Before he had been caught by the Nazis his works were eerie premonitions and representations of what he imagined and perhaps had been hearing through the grapevine. It had been his expressed wish that his art be saved, and it was, indeed, rediscovered 70's. Now the world has a tribute to his life and times, to his talents and his wandering into new territories only to be frozen by a blood line.

So this man, of whom I had never heard before, in his own way, also transformed my way of seeing and as such my life.

As I wandered through the museum looking at his works, I felt in my gut something I had personally avoided or had trouble accepting as a result of living in our climate of political correctness (of which I too have played a part). Nussbaum's worked made me realize in a very real way why I, no matter how I might say that all genocides are equal in importance, do not feel that way in fact. And that is because, after all, even in the movie The Godfather, Michael knows and admits that everything is personal. This is not to say that our personal reactions are not worthy of examination or that if we hear the stories of actual human beings (instead of generalities), we are incapable of such a personal identification. But, I realized that I -- as a white Jewish woman in a professional role who also feels more assimilated than otherwise in my own society -- identify more with what happened in the Holocaust than with genocides elsewhere before or since.

Diversity, ecology -- these are the buzz words of our times. But we rarely take the time to consider the diversity within ourselves as individuals, the ambivalence, and the multiple sets of pulls that are within us and deserve recognition. Sure, we may love respecting our environment, but part of that is within us. We may want and yearn to fly free, but if we deny the parts of life which have grounded us and continue to do so, our flight is only a running away with little to make for a substantive future.

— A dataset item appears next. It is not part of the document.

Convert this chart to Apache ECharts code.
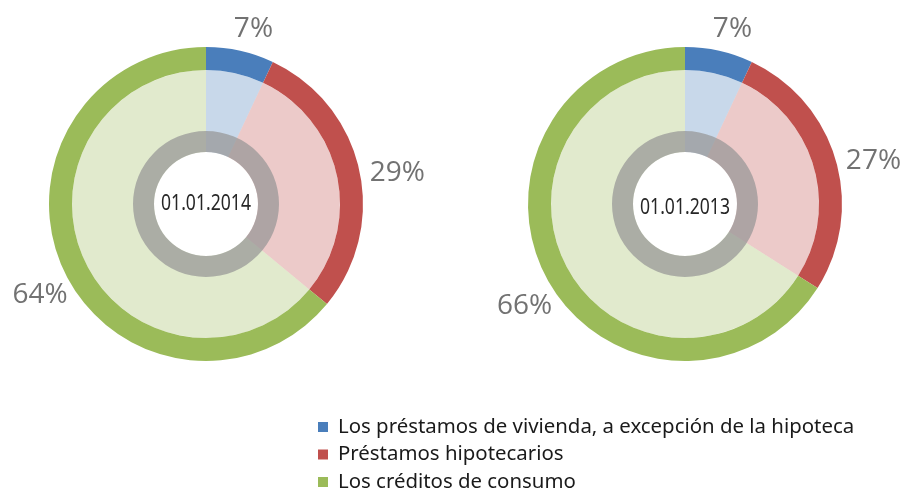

So it's Hanukkah, and admittedly I tried to introduce the holiday to my kids as I loved my Judaism, that of my youth. But when my daughter at age four came out of a children's Hanukkah festival saying, "Mommy there was an army and God was on its side," I knew it couldn't work. But even though "the religion" and its exclusivity don't work for me, I can never be rid of my sensibilities as a Jew. Secular yes, but to be one who is self-hating or denying of authentic parts of me would be to deny real ecology which has to include the diversity, not only outside, but inside of us as well.